A close look at the TSAXParser class definition reveals that the customary private fields you expect for storing the event method properties are missing. The property access methods in Example 4 show why: The properties are not stored in TSAXParser, but directly in the handler classes created in the constructor. This way the address of any TSAXParser event handler created in the object inspector is immediately stored in the corresponding ISAX handler. All that is left for you to do is write code in the event handlers you decide to implement.

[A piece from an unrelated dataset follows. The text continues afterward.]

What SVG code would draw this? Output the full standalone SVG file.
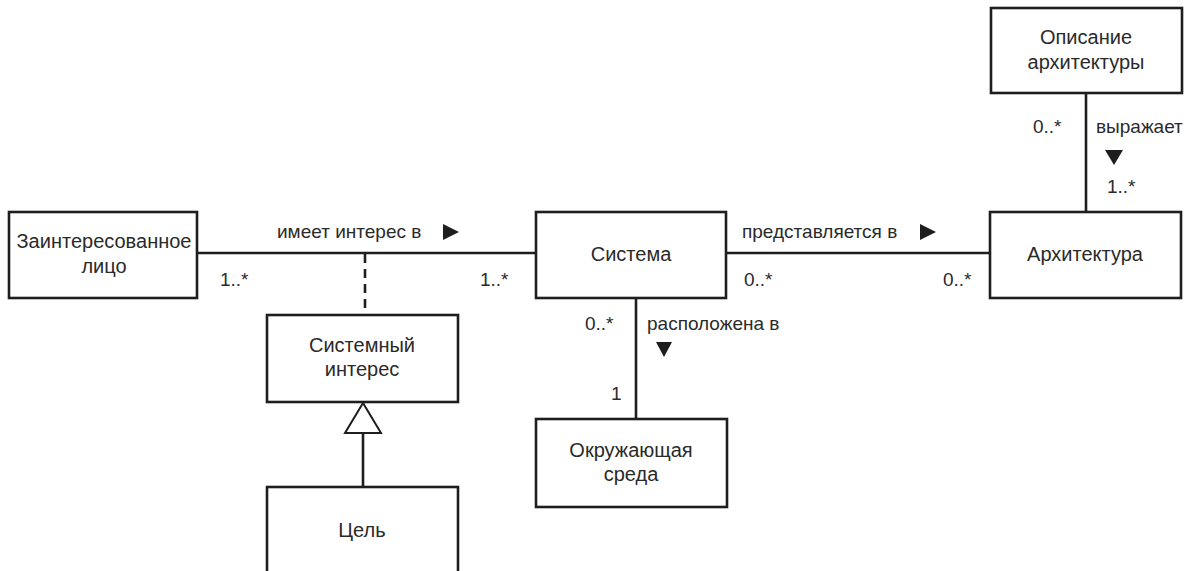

While TSAXParser controls access to the event method properties of the handler classes, these classes also maintain a couple of properties on behalf of the TSAXParser that owns them: Every handler can continually update the Line and Column properties before calling the corresponding Delphi event method. It uses the ISAXLocator interface that is made available by ISAXContentHandler.PutDocumentLocator() for this purpose. This gives a Delphi application using TSAXParser automatic access to the current line and column number in the document being parsed.
Because the ISAXLocator getLine()/getColumn() methods are slow, I disabled this feature by default. I found that retrieving line/column information for each event adds about 15 percent overhead to the parsing process. You can enable this automatic location update at any time (or in the Object Inspector if you wish) by setting the UpdateLocation property to True. Even if UpdateLocation is False, you can still request a snapshot update of the Line/Column properties by a call to the GetLocation procedure.
Figure 1 shows the classic example file Bookshop.xml after parsing by a demo application (sxpdemo.dpr, available electronically). Each line shows the current line number in the xml file, an indentation representing the element nesting, the ISAX handler that caused the event (coded as CH, DTDH, LexH, or DeclH), and the formatted arguments as they were received by the event handler.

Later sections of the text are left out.